*REQUIRED WORK:*
Repeat verbatim only the lines from the one with "Rebuild this chart" through the one with "const GRID_LEFT = 300;", both ends kept. Pictures stay out.

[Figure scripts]
::::::

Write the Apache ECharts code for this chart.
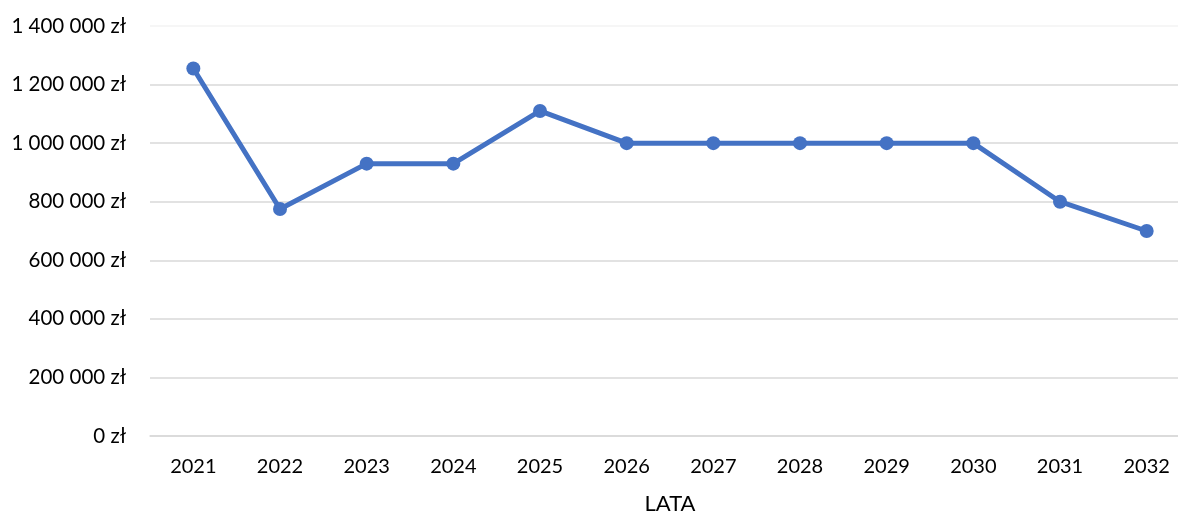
<!DOCTYPE html>
<html>
<head>
<meta charset="utf-8">
<script src="https://cdn.jsdelivr.net/npm/echarts@6/dist/echarts.min.js"></script>
<style>html,body{margin:0;padding:0;background:#fff;}#c{width:1178px;height:516px;}</style>
</head>
<body>
<div id="c"></div>
<script>
const categories = ['2021','2022','2023','2024','2025','2026','2027','2028','2029','2030','2031','2032'];
const values = [1255000, 775000, 930000, 930000, 1110000, 1000000, 1000000, 1000000, 1000000, 1000000, 800000, 700000];
const xAxisName = 'LATA';

function fmt(v){
  return String(v).replace(/\B(?=(\d{3})+(?!\d))/g, ' ') + ' zł';
}

const chart = echarts.init(document.getElementById('c'));
const font = 'Lato, "Open Sans", "Noto Sans", sans-serif';
chart.setOption({
  animation: false,
  grid: { left: 150, top: 26, width: 1040, height: 410, outerBoundsMode: 'none', containLabel: false },
  xAxis: {
    type: 'category',
    data: categories,
    name: xAxisName,
    nameLocation: 'middle',
    nameGap: 57,
    nameTextStyle: { fontSize: 22, color: '#000', fontFamily: font },
    axisLine: { lineStyle: { color: '#D9D9D9', width: 1.5 } },
    axisTick: { show: false },
    axisLabel: { fontSize: 20, color: '#000', fontFamily: font, margin: 21 }
  },
  yAxis: {
    type: 'value',
    min: 0, max: 1400000, interval: 200000,
    axisLine: { show: false },
    axisTick: { show: false },
    splitLine: { lineStyle: { color: ['#D9D9D9','#D9D9D9','#D9D9D9','#D9D9D9','#D9D9D9','#D9D9D9','#D9D9D9','#F3F3F3'], width: 1.5 } },
    axisLabel: { fontSize: 20.5, color: '#000', fontFamily: font, margin: 24, formatter: fmt }
  },
  series: [{
    type: 'line',
    data: values,
    symbol: 'circle',
    symbolSize: 14,
    lineStyle: { color: '#4472C4', width: 5 },
    itemStyle: { color: '#4472C4' }
  }]
});
</script>
</body>
</html>
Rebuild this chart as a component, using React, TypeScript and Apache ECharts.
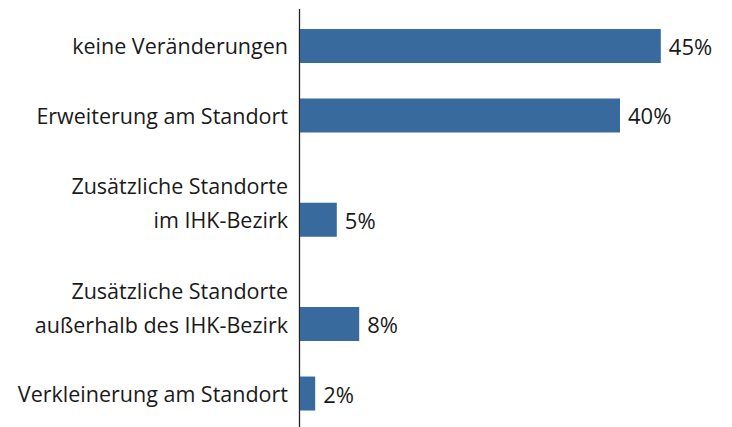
import React, { useEffect, useRef } from "react";
import * as echarts from "echarts";

const categories = [
  "keine Veränderungen",
  "Erweiterung am Standort",
  "Zusätzliche Standorte\nim IHK-Bezirk",
  "Zusätzliche Standorte\naußerhalb des IHK-Bezirk",
  "Verkleinerung am Standort",
];
const values = [45.1, 40.0, 4.6, 7.4, 1.9];
const valueLabels = ["45%", "40%", "5%", "8%", "2%"];
// layout: empty slots inserted before each category
const gapBefore = [0, 1, 2, 2, 1];

const FONT = "Open Sans";
const TEXT_COLOR = "#1a1a1a";
const BAR_COLOR = "#386a9e";
const GRID_LEFT = 300;

export default function App() {
  const ref = useRef<HTMLDivElement>(null);
  useEffect(() => {
    if (!ref.current) return;
    const chart = echarts.init(ref.current, undefined, { renderer: "svg" });
    const slots: string[] = [];
    const data: any[] = [];
    categories.forEach((c, i) => {
      for (let k = 0; k < gapBefore[i]; k++) {
        slots.push(`__gap${i}_${k}`);
        data.push(null);
      }
      slots.push(c);
      data.push({ value: values[i], label: { formatter: valueLabels[i] } });
    });
    chart.setOption({
      animation: false,
      grid: { left: GRID_LEFT, top: 28.6, bottom: 16.1, width: 400 },
      xAxis: {
        type: "value",
        min: 0,
        max: 50,
        show: false,
      },
      yAxis: {
        type: "category",
        inverse: true,
        data: slots,
        axisLine: { show: false },
        axisTick: { show: false },
        axisLabel: {
          interval: 0,
          margin: 12,
          fontFamily: FONT,
          fontSize: 21.5,
          lineHeight: 34,
          color: TEXT_COLOR,
          formatter: (v: string) =>
            v.startsWith("__gap") ? "" : v.includes("\n") ? v + "\n " : v,
        },
      },
      series: [
        {
          type: "bar",
          data,
          barWidth: 34,
          itemStyle: { color: BAR_COLOR },
          label: {
            show: true,
            position: "right",
            distance: 8,
            fontFamily: FONT,
            fontSize: 22,
            color: TEXT_COLOR,
          },
        },
      ],
      graphic: [
        {
          type: "line",
          shape: { x1: GRID_LEFT - 0.5, y1: 9, x2: GRID_LEFT - 0.5, y2: 427 },
          style: { stroke: "#222", lineWidth: 1.3 },
        },
      ],
    });
    return () => chart.dispose();
  }, []);
  return (
    <div
      ref={ref}
      style={{ position: "fixed", left: 0, top: 0, width: 732, height: 427, background: "#fff" }}
    />
  );
}
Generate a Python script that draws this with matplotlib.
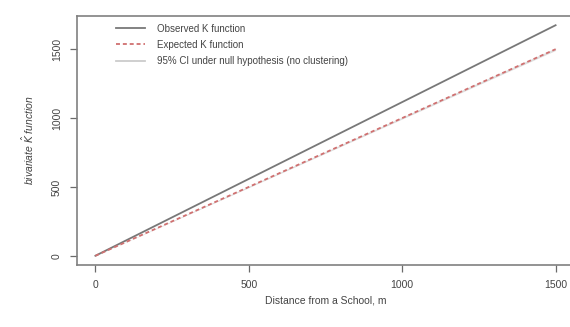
import matplotlib
matplotlib.use("Agg")
import matplotlib.pyplot as plt
from matplotlib.lines import Line2D

plt.rcParams['font.family'] = ['Liberation Sans', 'DejaVu Sans']

distance = [0, 250, 500, 750, 1000, 1250, 1500]
observed_k = [0, 279, 558, 837, 1116, 1395, 1674]
expected_k = [0, 250, 500, 750, 1000, 1250, 1500]
ci_lower = [0, 247, 495, 744, 993, 1242, 1491]
ci_upper = [0, 253, 505, 756, 1007, 1258, 1509]

x_ticks = [0, 500, 1000, 1500]
y_ticks = [0, 500, 1000, 1500]

fig = plt.figure(figsize=(5.7, 3.27), dpi=100)
ax = fig.add_axes([77/570, 62/327, (574-77)/570, (265-16)/327])

grey = '#6a6a6a'
obs_col = '#787878'
exp_col = '#d07070'
ax.fill_between(distance, ci_lower, ci_upper, color='#dedede', lw=0)
ax.plot(distance, observed_k, color=obs_col, lw=1.3)
ax.plot(distance, expected_k, color=exp_col, lw=1.3, ls=(0, (2.2, 1.6)))

ax.set_xlim(-60, 1560)
ax.set_ylim(-67, 1741)
ax.set_xticks(x_ticks)
ax.set_yticks(y_ticks)
ax.tick_params(colors=grey, labelcolor='#444444', labelsize=7.5, length=5, width=0.9, direction='out', pad=6)
for lab in ax.get_yticklabels():
    lab.set_rotation(90)
    lab.set_va('center')
for s in ax.spines.values():
    s.set_color('#808080')
    s.set_linewidth(1.2)

ax.set_xlabel('Distance from a School, m', fontsize=7.5, color='#444444', labelpad=4)
ax.set_ylabel(r'bivariate $\hat{K}$ function', fontsize=7.5, color='#444444', style='italic', labelpad=11)

handles = [Line2D([], [], color=obs_col, lw=1.3),
           Line2D([], [], color=exp_col, lw=1.3, ls=(0, (2.2, 1.6))),
           Line2D([], [], color='#cccccc', lw=1.3)]
labels = ['Observed K function', 'Expected K function',
          '95% CI under null hypothesis (no clustering)']
leg = ax.legend(handles, labels, loc='upper left', bbox_to_anchor=(0.06, 1.005),
                frameon=False, fontsize=7, handlelength=3.0, handletextpad=1.3,
                labelspacing=0.65, labelcolor='#444444')

fig.savefig('out.png', dpi=100)
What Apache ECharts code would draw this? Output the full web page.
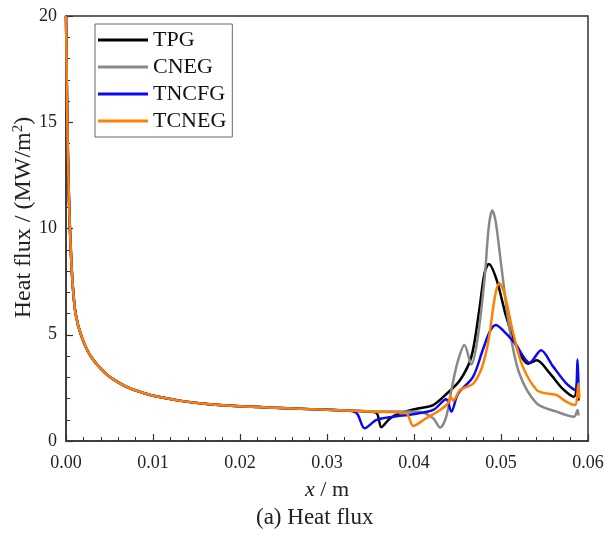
<!DOCTYPE html>
<html><head><meta charset="utf-8">
<script src="https://cdn.jsdelivr.net/npm/echarts@6/dist/echarts.min.js"></script>
<style>html,body{margin:0;padding:0;background:#fff}#c{width:610px;height:536px}</style>
</head><body><div id="c"></div>
<script>
// shared near-wall part (all four curves coincide here)
const nearWall = [[0,20],[0.00012,16],[0.00022,13.5],[0.00032,11.7],[0.00046,9.9],[0.00073,7.6],[0.0011,6.0],[0.0018,4.9],[0.0029,3.95],[0.0047,3.12],[0.006,2.76],[0.0074,2.47],[0.009,2.25],[0.0105,2.09],[0.013,1.9],[0.0165,1.73],[0.02,1.63],[0.024,1.56],[0.028,1.5],[0.032,1.44]];
const tpgTail = [[0.0345,1.39],[0.0357,1.32],[0.03625,0.65],[0.0372,1.05],[0.0383,1.3],[0.0395,1.44],[0.0406,1.54],[0.0422,1.69],[0.0437,2.2],[0.0453,2.87],[0.0466,3.97],[0.0475,6.16],[0.0481,7.89],[0.0486,8.33],[0.0495,7.58],[0.0506,5.85],[0.0518,4.44],[0.0531,3.64],[0.0541,3.8],[0.0556,3.19],[0.0571,2.45],[0.0584,2.08],[0.0588,2.85],[0.0589,1.9]];
const cnegTail = [[0.036,1.39],[0.0406,1.38],[0.0422,1.07],[0.0430,0.63],[0.0437,1.14],[0.0443,2.4],[0.0450,3.7],[0.0458,4.52],[0.0466,3.6],[0.0473,4.8],[0.0481,7.58],[0.0486,10.1],[0.0490,10.85],[0.0494,10.3],[0.0500,8.36],[0.0510,5.22],[0.0521,3.19],[0.0541,1.77],[0.0564,1.38],[0.0584,1.14],[0.0588,1.46],[0.0589,1.2]];
const tncfgTail = [[0.0334,1.32],[0.03433,0.6],[0.0357,0.99],[0.0376,1.14],[0.0399,1.26],[0.0422,1.46],[0.0437,1.96],[0.0443,1.38],[0.0449,2.08],[0.0453,2.35],[0.0468,3.03],[0.0479,4.28],[0.0487,5.14],[0.0494,5.46],[0.0502,5.22],[0.0516,4.6],[0.0533,3.68],[0.0546,4.27],[0.0560,3.5],[0.0575,2.71],[0.0585,2.4],[0.0588,3.84],[0.0589,2.6]];
const tcnegTail = [[0.036,1.37],[0.0391,1.3],[0.0399,0.71],[0.0414,1.07],[0.0430,1.46],[0.0439,1.77],[0.0442,2.08],[0.0445,1.9],[0.0453,2.4],[0.0468,2.7],[0.0477,3.34],[0.0483,4.2],[0.0487,5.07],[0.0493,6.79],[0.0498,7.42],[0.0504,6.95],[0.0514,5.07],[0.0525,3.5],[0.0541,2.4],[0.0552,2.24],[0.0564,2.16],[0.0575,1.85],[0.0585,1.69],[0.0589,2.71],[0.0590,2.0]];
const seriesNames = ['TPG','CNEG','TNCFG','TCNEG'];
const seriesColors = ['#000000','#888888','#0a0af0','#ff8000'];
const xTicks = [0,0.01,0.02,0.03,0.04,0.05,0.06];
const yTicks = [0,5,10,15,20];

const tails = [tpgTail, cnegTail, tncfgTail, tcnegTail];
const FONT = "'Liberation Serif','Times New Roman',serif";
const chart = echarts.init(document.getElementById('c'), null, {renderer:'canvas'});
chart.setOption({
  animation:false,
  backgroundColor:'#fff',
  grid:{left:66,right:22,top:16,bottom:95,containLabel:false,outerBoundsMode:'none',show:true,borderColor:'#333',borderWidth:1.5,backgroundColor:'transparent'},
  legend:{
    show:true, orient:'vertical', left:95, top:24,
    data:seriesNames,
    icon:'rect', itemWidth:50, itemHeight:3, itemGap:5,
    padding:[5,6,5,3],
    borderColor:'#666', borderWidth:1, backgroundColor:'#fff',
    textStyle:{fontFamily:FONT,fontSize:22,color:'#111',lineHeight:22}
  },
  xAxis:{
    type:'value', min:0, max:0.06, interval:0.01,
    name:'{i|x} / m', nameLocation:'middle', nameGap:38, nameMoveOverlap:false,
    nameTextStyle:{fontFamily:FONT,fontSize:22,color:'#222',rich:{i:{fontFamily:FONT,fontSize:22,fontStyle:'italic',color:'#222'}}},
    axisLine:{show:true,lineStyle:{color:'#333',width:1.5}},
    axisTick:{show:true,inside:true,length:7,lineStyle:{color:'#333',width:1.2}},
    minorTick:{show:true,splitNumber:5,length:4,lineStyle:{color:'#333',width:1}},
    splitLine:{show:false},
    axisLabel:{fontFamily:FONT,fontSize:18,color:'#222',margin:13,
      formatter:v=>{const t=xTicks.find(k=>Math.abs(k-v)<1e-9);return (t!==undefined?t:v).toFixed(2);}}
  },
  yAxis:{
    type:'value', min:0, max:20, interval:5,
    name:'Heat flux / (MW/m{s|2})', nameLocation:'middle', nameGap:30, nameRotate:90, nameMoveOverlap:false,
    nameTextStyle:{fontFamily:FONT,fontSize:24,color:'#222',padding:[0,0,0,22],rich:{s:{fontFamily:FONT,fontSize:15,color:'#222',verticalAlign:'top',padding:[0,0,10,0]}}},
    axisLine:{show:true,lineStyle:{color:'#333',width:1.5}},
    axisTick:{show:true,inside:true,length:7,lineStyle:{color:'#333',width:1.2}},
    minorTick:{show:true,splitNumber:5,length:4,lineStyle:{color:'#333',width:1}},
    splitLine:{show:false},
    axisLabel:{fontFamily:FONT,fontSize:18,color:'#222',margin:9,
      formatter:v=>yTicks.includes(v)?String(v):''}
  },
  series: seriesNames.map((n,i)=>({
    name:n, type:'line', data: nearWall.concat(tails[i]),
    symbol:'none', smooth:0.3,
    lineStyle:{color:seriesColors[i],width:2.5},
    itemStyle:{color:seriesColors[i]},
    clip:true, z:2+i
  })),
  graphic:[{type:'text',left:256,top:506,style:{text:'(a) Heat flux',font:"23px 'Liberation Serif','Times New Roman',serif",fill:'#222'}}]
});
</script></body></html>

::::::

*EXERCISE OUTPUT:*
Rebuild this chart as a component, using React, TypeScript and Apache ECharts.
import React, { useEffect, useRef } from "react";
import * as echarts from "echarts";

const categories = [
  "keine Veränderungen",
  "Erweiterung am Standort",
  "Zusätzliche Standorte\nim IHK-Bezirk",
  "Zusätzliche Standorte\naußerhalb des IHK-Bezirk",
  "Verkleinerung am Standort",
];
const values = [45.1, 40.0, 4.6, 7.4, 1.9];
const valueLabels = ["45%", "40%", "5%", "8%", "2%"];
// layout: empty slots inserted before each category
const gapBefore = [0, 1, 2, 2, 1];

const FONT = "Open Sans";
const TEXT_COLOR = "#1a1a1a";
const BAR_COLOR = "#386a9e";
const GRID_LEFT = 300;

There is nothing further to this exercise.